New York’s dangerous Medical Aid in Dying Act must be rejected

New York's dangerous Medical Aid in Dying Act must be rejected


New York‘s Medical Aid in Dying Act is under consideration in the state’s Senate Health Committee after passing in the state Assembly in late April. It has 25 co-sponsors in the Senate, and 32 votes are needed to pass it. Democratic leaders have expressed confidence that it will do so, and even some Republican senators are open to voting for it. Gov. Kathy Hochul’s (D-NY) position is ambiguous, but MAID advocates expect her support once the bill clears the Senate.

New York voters also overwhelmingly support it. A recent YouGov survey found that 72% back the measure, including 65% of Catholics

But the bill is a fast-rolling nightmare for the disabled, elderly, and the culture as a whole. Much support for physician-assisted suicide is well-intended. But crossing the bright red line from preserving life to intentionally hastening death has created moral catastrophes in countries that have made the move. New York should heed these examples.

In 2016, Canada passed an assisted dying law for adults with a “grievous and irremediable medical condition” causing intolerable suffering. However, this definition expanded in 2021 when the Superior Court of Quebec removed the requirement that death be “reasonably foreseeable” and ruled that the “end of life” criterion violated the Canadian Charter of Rights and Freedoms, making it unconstitutional and invalid. Plans to extend assisted death to people with mental illness as a sole condition by 2023 were postponed to 2027 due to a lack of safeguards. A 2023 Health Canada report highlighted cases where patients sought death due to loneliness or a lack of disability support. Assisted dying accounted for 4.7% of all deaths in Canada in 2023.

A similar trajectory played out in the Netherlands. A 2002 law legalized assisted death for terminally ill patients with unbearable suffering, requiring strict medical oversight. But eligibility expanded steadily over the years, growing to include conditions such as dementia and mental disorders. In 2024, a 29-year-old Dutch woman was euthanized for “treatment-resistant psychiatric suffering” in the form of chronic depression, anxiety, autism, and an unspecified personality disorder. Euthanasia and physician-assisted suicide together accounted for 5.8% of the country’s total deaths in 2024.

Belgium has also incrementally expanded the right to assisted suicide. It legalized euthanasia for patients with “constant and unbearable physical or psychiatric suffering” from incurable conditions in 2002. By 2021, 91 people were euthanized for psychiatric disorders such as depression and borderline personality disorder. In a 2022 case, a woman was killed because of trauma-related suffering after being denied affordable psychiatric care.

The New York MAID bill defines a terminal illness as one likely to cause death within six months.
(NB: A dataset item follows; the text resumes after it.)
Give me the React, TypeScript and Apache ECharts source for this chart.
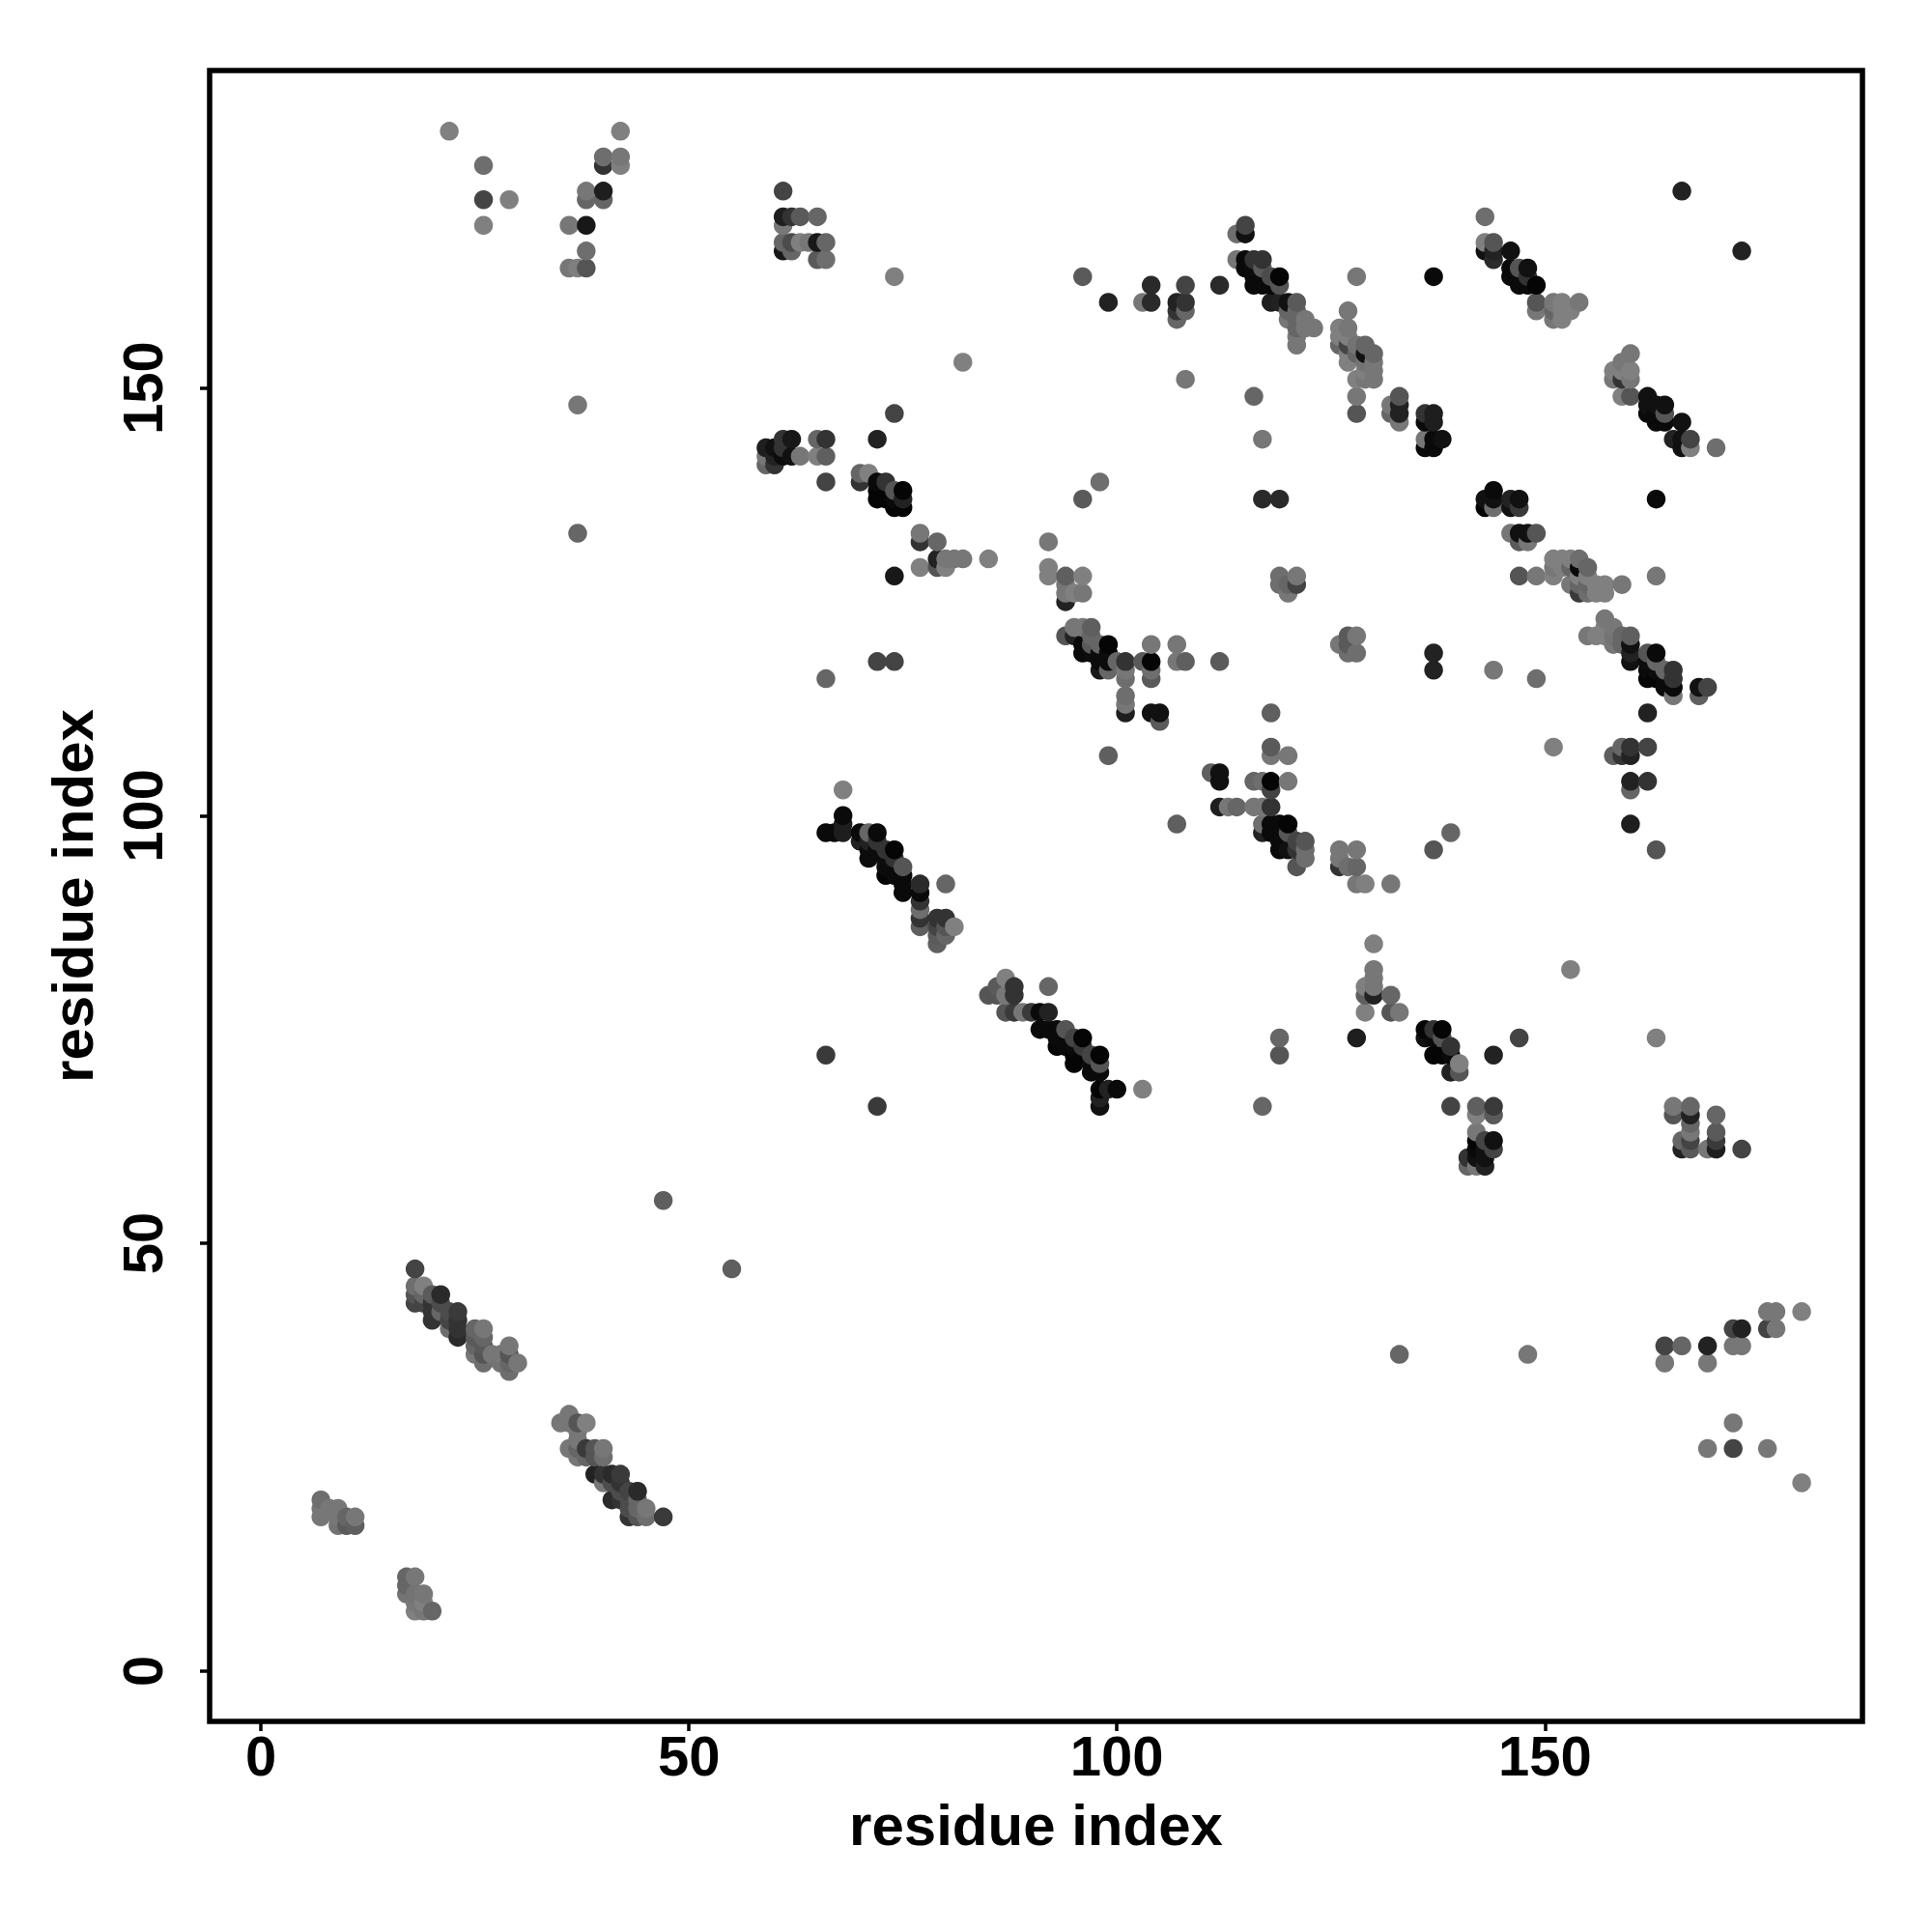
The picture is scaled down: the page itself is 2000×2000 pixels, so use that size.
import React, { useEffect, useRef } from "react";
import * as echarts from "echarts";

type Contact = [number, number, number];

const xTicks = [0, 50, 100, 150];
const yTicks = [0, 50, 100, 150];
const axisTitle = "residue index";

// each contact: [residue x, residue y, grey level of the dot]
const topLeft: Contact[] = [
  [22,180,128],[26,176,110],[26,172,68],[29,172,128],[26,169,128],[36,169,119],[38,169,24],[38,173,119],[38,172,102],
  [40,173,30],[40,172,102],[38,166,110],[36,164,119],[37,164,128],[38,164,85],[40,177,110],[40,176,51],[42,177,119],
  [42,176,128],[42,180,128],[37,148,119],[37,133,102],
];
const topBlock61: Contact[] = [
  [61,173,68],[61,170,30],[62,170,51],[63,170,90],[65,170,102],[61,169,119],[61,167,102],[62,167,76],[63,167,128],
  [64,167,119],[65,167,24],[66,167,102],[61,166,24],[62,166,102],[65,165,90],[66,165,110],[74,163,128],[82,153,128],
];
const strand144: Contact[] = [
  [74,147,68],[72,144,34],[59,143,30],[61,144,51],[62,144,24],[59,142,119],[59,141,102],[60,141,51],[60,143,17],[60,142,34],
  [61,143,51],[61,142,12],[62,142,17],[63,142,119],[65,144,102],[66,144,51],[65,142,128],[66,142,95],[66,139,68],
  [70,140,102],[71,140,128],[70,139,51],[72,139,10],[73,139,51],[72,138,5],[74,138,85],[75,138,5],[72,137,5],[73,137,5],
  [74,137,10],[75,137,34],[74,136,5],[75,136,5],[74,128,24],[77,133,119],[77,132,51],[79,132,102],[77,129,128],
  [79,130,34],[80,130,119],[81,130,119],[82,130,119],[79,129,85],[80,129,128],[85,130,128],
];
const midUpper: Contact[] = [
  [92,132,119],[92,129,128],[92,128,128],[94,128,95],[96,128,128],[94,127,119],[94,126,119],[94,125,34],[95,126,128],[96,126,119],
  [95,122,119],[96,122,119],[97,122,95],[94,121,85],[95,121,34],[97,121,102],[96,120,10],[96,119,10],[97,120,90],[98,120,102],
  [99,120,5],[97,119,12],[98,119,12],[99,119,12],[98,118,12],[99,118,12],[98,117,24],[99,117,102],[100,118,102],
  [101,118,51],[101,117,119],[101,116,110],[101,114,110],[101,113,119],[101,112,30],[103,118,90],[104,118,5],[104,120,119],
  [104,117,110],[104,116,90],[104,112,17],[105,112,17],[105,111,90],[107,120,119],[107,118,119],[108,118,95],[112,118,90],
  [99,107,95],[96,163,90],[98,139,110],[96,137,90],[66,116,102],[72,118,68],[74,118,68],
];
const row160: Contact[] = [
  [99,160,34],[104,162,42],[103,160,119],[104,160,42],[108,162,68],[107,160,34],[108,160,51],[107,159,51],[108,159,102],[107,158,102],
  [112,162,42],[108,151,119],[116,149,102],[117,144,119],[117,137,42],[119,137,42],
];
const strand165: Contact[] = [
  [114,168,110],[115,169,68],[115,168,17],[114,165,119],[115,165,10],[116,165,51],[117,165,51],[115,164,10],[116,164,12],[117,164,90],
  [116,163,10],[118,163,76],[119,163,5],[116,162,10],[117,162,10],[118,162,10],[119,162,85],[118,160,30],[119,160,34],[120,160,17],
  [121,160,90],[120,159,102],[121,159,102],[120,158,119],[121,158,102],[122,158,119],[123,157,119],[121,157,102],[122,157,119],
  [121,156,119],[121,155,119],[128,163,119],[137,163,10],[127,159,119],
];
const strand153: Contact[] = [
  [126,157,128],[127,157,119],[126,156,128],[127,156,128],[126,155,102],[127,155,68],[128,155,115],[129,155,102],[127,154,128],
  [128,154,102],[129,154,17],[130,154,102],[127,153,128],[129,153,115],[130,153,119],[129,152,128],[130,152,119],[128,151,128],
  [129,151,119],[130,151,119],[128,149,119],[128,147,85],[132,148,119],[132,147,102],[133,149,85],[133,148,34],[133,147,34],
  [133,146,119],[136,147,51],[137,147,30],[136,146,10],[137,146,30],[136,144,119],[137,144,10],[138,144,17],[136,143,10],[137,143,10],
];
const strand166: Contact[] = [
  [143,170,110],[143,167,128],[144,167,85],[143,166,17],[144,166,34],[144,165,42],[146,166,17],[146,164,10],[147,164,85],[148,164,17],
  [146,163,10],[148,163,51],[147,162,10],[148,162,10],[149,162,5],[149,160,85],[149,159,119],[151,160,119],[152,160,128],[154,160,119],
  [151,159,102],[152,159,128],[153,159,128],[151,158,119],[152,158,128],[166,173,34],[173,166,34],
];
const strand150: Contact[] = [
  [160,154,119],[159,153,119],[158,152,128],[159,152,128],[160,152,128],[158,151,119],[159,151,51],[160,151,119],[159,149,128],[160,149,85],
  [162,149,17],[162,148,17],[163,148,17],[164,148,17],[162,147,10],[163,147,10],[164,147,85],[163,146,10],[164,146,10],[166,146,17],
  [165,144,34],[166,144,17],[167,144,68],[166,143,17],[167,143,128],[170,143,110],
];
const strand137: Contact[] = [
  [144,138,10],[143,137,17],[144,137,17],[143,136,5],[144,136,110],[146,137,34],[147,137,17],[146,136,17],[147,136,58],
  [146,133,119],[147,133,17],[148,133,17],[149,133,85],[147,132,90],[148,132,119],[163,137,10],[163,128,119],[147,128,85],[149,128,119],
];
const strand129: Contact[] = [
  [151,128,128],[151,130,128],[152,130,128],[153,130,128],[154,130,110],[151,129,119],[152,129,128],[153,129,102],[154,129,10],[155,129,102],
  [154,128,128],[155,128,128],[153,127,119],[154,127,102],[155,127,102],[156,127,128],[157,127,128],[159,127,119],[155,126,110],[156,126,128],[157,126,128],
  [154,126,58],
];
const strand119: Contact[] = [
  [157,123,119],[158,122,119],[157,122,128],[155,121,119],[156,121,128],[157,121,128],[158,121,115],[159,121,102],[160,121,95],[158,120,119],
  [159,120,102],[160,120,17],[160,119,34],[160,118,17],[162,119,85],[163,119,10],[162,118,12],[163,118,102],[164,117,102],[165,117,51],
  [162,117,10],[163,117,12],[162,116,5],[163,116,5],[164,116,10],[165,116,51],[164,115,10],[165,115,10],[165,114,119],[168,115,17],
  [169,115,68],[168,114,95],[162,112,34],[137,119,34],[137,117,34],[144,117,119],[149,116,110],
];
const upper108: Contact[] = [
  [151,108,128],[159,108,102],[160,108,51],[162,108,68],[158,107,95],[159,107,51],[160,107,34],[160,104,34],[162,104,51],[160,103,102],
  [160,99,30],[163,96,85],[119,128,110],[121,128,119],[119,127,110],[120,127,102],[121,127,68],[120,126,119],[127,121,90],[128,121,119],
  [126,120,119],[127,120,90],[127,119,110],[128,119,110],
];
const midLower: Contact[] = [
  [107,99,95],[118,112,95],[118,108,90],[118,107,119],[120,107,119],[111,105,95],[112,105,17],[112,104,17],[116,104,102],[117,104,110],
  [118,104,5],[118,103,68],[120,104,119],[112,101,30],[113,101,119],[114,101,102],[116,101,119],[117,101,119],[118,101,51],[117,99,110],
  [118,99,10],[119,99,10],[120,99,5],[117,98,34],[118,98,10],[120,98,85],[119,97,10],[121,97,68],[122,97,85],[119,96,10],[120,96,17],
  [121,96,51],[122,96,110],[122,95,110],[121,94,85],[126,96,119],[128,96,119],[126,95,119],[126,94,51],[127,94,110],[128,94,102],
  [128,92,119],[129,92,128],[132,92,119],[137,96,85],[139,98,102],
];
const strand92: Contact[] = [
  [68,103,128],[68,100,10],[68,99,30],[66,98,10],[67,98,10],[68,98,30],[70,98,10],[71,98,102],[72,98,10],[70,97,34],[71,97,34],[72,97,51],
  [71,96,12],[72,96,12],[73,96,51],[74,96,5],[71,95,12],[73,95,12],[74,95,51],[73,94,12],[75,94,85],[73,93,5],[74,93,10],[75,93,10],
  [75,92,10],[75,91,10],[77,92,42],[77,91,10],[77,90,51],[77,89,110],[77,88,51],[77,87,95],[80,92,102],[79,88,51],[80,88,51],[79,87,68],
  [80,87,85],[81,87,128],[79,86,90],[80,86,102],[79,85,95],
];
const strand75: Contact[] = [
  [87,81,128],[86,80,90],[88,80,51],[85,79,85],[86,79,85],[87,79,119],[88,79,51],[87,77,85],[88,77,58],[89,77,119],[90,77,58],[91,77,10],[92,77,34],
  [92,80,102],[91,75,10],[92,75,10],[93,75,10],[94,75,85],[93,74,10],[95,74,68],[96,74,5],[93,73,5],[94,73,10],[95,73,10],[96,73,58],
  [95,72,5],[96,72,5],[97,72,68],[98,72,5],[95,71,5],[97,71,10],[98,71,85],[97,70,10],[98,70,10],[98,68,5],[99,68,34],[100,68,10],[98,67,34],
  [98,66,17],[103,68,128],[119,74,102],[119,72,85],[117,66,102],[66,72,58],[72,66,58],
];
const lowerMid: Contact[] = [
  [130,85,128],[130,82,119],[130,81,119],[130,80,119],[129,80,128],[129,79,95],[130,79,34],[132,79,102],[129,77,128],[132,77,85],[133,77,119],
  [128,74,30],[136,75,5],[137,75,51],[138,75,5],[136,74,17],[137,74,10],[138,74,85],[139,73,51],[137,72,5],[138,72,5],[139,72,10],[139,70,34],
  [140,71,128],[140,70,85],[147,74,68],[144,72,34],[153,82,128],[163,74,128],[139,66,68],[142,66,95],[144,66,58],[142,65,128],[144,65,90],
  [142,63,119],[142,62,5],[143,62,68],[144,62,17],[144,61,68],[142,61,10],[143,61,17],[141,60,51],[142,60,17],[143,60,17],[141,59,102],[142,59,119],[143,59,34],
];
const rightLow: Contact[] = [
  [165,66,119],[165,65,85],[167,66,102],[167,65,34],[167,64,102],[167,63,119],[170,65,102],[170,63,90],[170,62,58],[166,62,102],[167,62,68],
  [166,61,34],[167,61,90],[169,61,119],[170,61,30],[173,61,68],[164,38,68],[164,36,119],[166,38,102],[169,38,34],[169,36,119],[172,40,68],[173,40,34],
  [172,38,119],[173,38,119],[176,40,68],[176,42,119],[177,42,119],[177,40,119],[180,42,128],[172,29,119],[169,26,119],[172,26,68],[176,26,119],[180,22,128],
  [133,37,102],[148,37,119],[47,55,95],[55,47,95],
];
const strand44: Contact[] = [
  [18,47,68],[18,45,110],[19,45,128],[18,44,85],[18,43,68],[19,44,102],[19,43,68],[20,44,90],[21,44,42],[20,43,51],[21,43,76],[20,42,51],[20,41,51],
  [21,42,102],[22,42,76],[23,42,58],[22,41,68],[23,41,51],[22,40,110],[23,40,51],[23,39,42],[25,40,102],[26,40,119],[25,39,90],[26,39,102],[25,38,102],
  [26,38,90],[25,37,119],[26,37,85],[26,36,110],[27,37,119],[28,37,119],[29,38,119],[29,37,85],[28,36,115],[29,36,102],[30,36,119],[29,35,110],
];
const strand25: Contact[] = [
  [36,30,119],[35,29,119],[36,29,119],[37,29,85],[38,29,128],[37,28,119],[37,27,119],[36,26,119],[37,26,102],[38,26,58],[39,26,85],[40,26,119],[37,25,119],
  [38,25,102],[39,25,85],[40,25,110],[39,23,34],[40,23,51],[41,23,42],[42,23,58],[40,22,119],[41,22,76],[42,22,51],[41,20,42],[42,20,51],[42,21,76],
  [43,21,68],[44,21,42],[43,20,76],[44,20,102],[43,18,51],[44,18,85],[43,19,76],[45,19,119],[45,18,110],[44,19,102],[47,18,58],
];
const blockLow: Contact[] = [
  [7,20,110],[7,19,119],[7,18,119],[8,19,119],[9,19,119],[9,18,119],[9,17,115],[10,18,102],[10,17,90],[11,18,119],[11,17,95],
  [17,11,102],[18,11,119],[17,10,102],[17,9,115],[19,9,119],[18,9,115],[18,8,119],[19,8,128],[18,7,128],[19,7,119],[20,7,102],
];

const contacts: Contact[] = [
  ...topLeft, ...topBlock61, ...strand144, ...midUpper, ...row160, ...strand165, ...strand153, ...strand166, ...strand150,
  ...strand137, ...strand129, ...strand119, ...upper108, ...midLower, ...strand92, ...strand75, ...lowerMid, ...rightLow,
  ...strand44, ...strand25, ...blockLow,
].sort((a, b) => a[0] - b[0] || a[1] - b[1]);

const FONT = "Liberation Sans";

export default function App() {
  const ref = useRef<HTMLDivElement>(null);
  useEffect(() => {
    const chart = echarts.init(ref.current!, null, { renderer: "svg" });
    const axisBase = {
      type: "value" as const,
      name: axisTitle,
      nameLocation: "middle" as const,
      nameTextStyle: { fontFamily: FONT, fontWeight: "bold" as const, fontSize: 60, color: "#000" },
      splitLine: { show: false },
      axisLine: { show: false, onZero: false },
      axisTick: { show: true, length: 10, lineStyle: { color: "#000", width: 3.5 } },
    };
    chart.setOption({
      animation: false,
      backgroundColor: "#fff",
      grid: {
        show: true,
        left: 217,
        top: 73,
        width: 1711,
        height: 1709,
        borderColor: "#000",
        borderWidth: 5.5,
        backgroundColor: "transparent",
      },
      xAxis: {
        ...axisBase,
        min: -6,
        max: 187.1,
        nameGap: 77,
        axisTick: { ...axisBase.axisTick, customValues: xTicks },
        axisLabel: {
          customValues: xTicks,
          fontFamily: FONT,
          fontWeight: "bold",
          fontSize: 58,
          color: "#000",
          margin: 6,
        },
      },
      yAxis: {
        ...axisBase,
        min: -5.9,
        max: 187.1,
        nameGap: 112,
        axisTick: { ...axisBase.axisTick, customValues: yTicks },
        axisLabel: {
          customValues: yTicks,
          rotate: 90,
          fontFamily: FONT,
          fontWeight: "bold",
          fontSize: 58,
          color: "#000",
          margin: 41,
        },
      },
      series: [
        {
          type: "scatter",
          symbol: "circle",
          symbolSize: 19.5,
          clip: false,
          itemStyle: { opacity: 1 },
          data: contacts.map(([x, y, g]) => ({
            value: [x, y],
            itemStyle: { color: `rgb(${g},${g},${g})`, opacity: 1 },
          })),
        },
      ],
    });
    return () => chart.dispose();
  }, []);
  return <div ref={ref} style={{ position: "absolute", left: 0, top: 0, width: 2000, height: 2000 }} />;
}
However, as Canada, the Netherlands, and Belgium show, restrictions tend to loosen over time. It is a cardinal case of a slippery slope, and our understanding of life and death is sliding down it.

WHAT HAPPENS WHEN ASSISTED SUICIDE BECOMES THE NORM?

Normalizing state-assisted suicide can turn into coercion of the elderly, disabled, and chronically ill to end their lives to save others the bother of looking after them. Pressing the vulnerable to seek death rather than caring for them and healing them is flatly uncivilized. Legalizing assisted death normalizes the idea that some lives are less valuable than others, which contradicts a central underpinning of our culture and law. Offering death to people with mental health problems is particularly worrisome, for it makes a fatal suggestion to people often not fit to judge the matter and give proper informed consent.

Though framed as compassionate and kind, assisted death is dangerous and leads quickly to dark societal consequences. Suffering from a serious illness can be terrible, and every effort should be made to care for the sick, elderly, and disabled. But normalizing assisted suicide is a cultural red line that should not be crossed.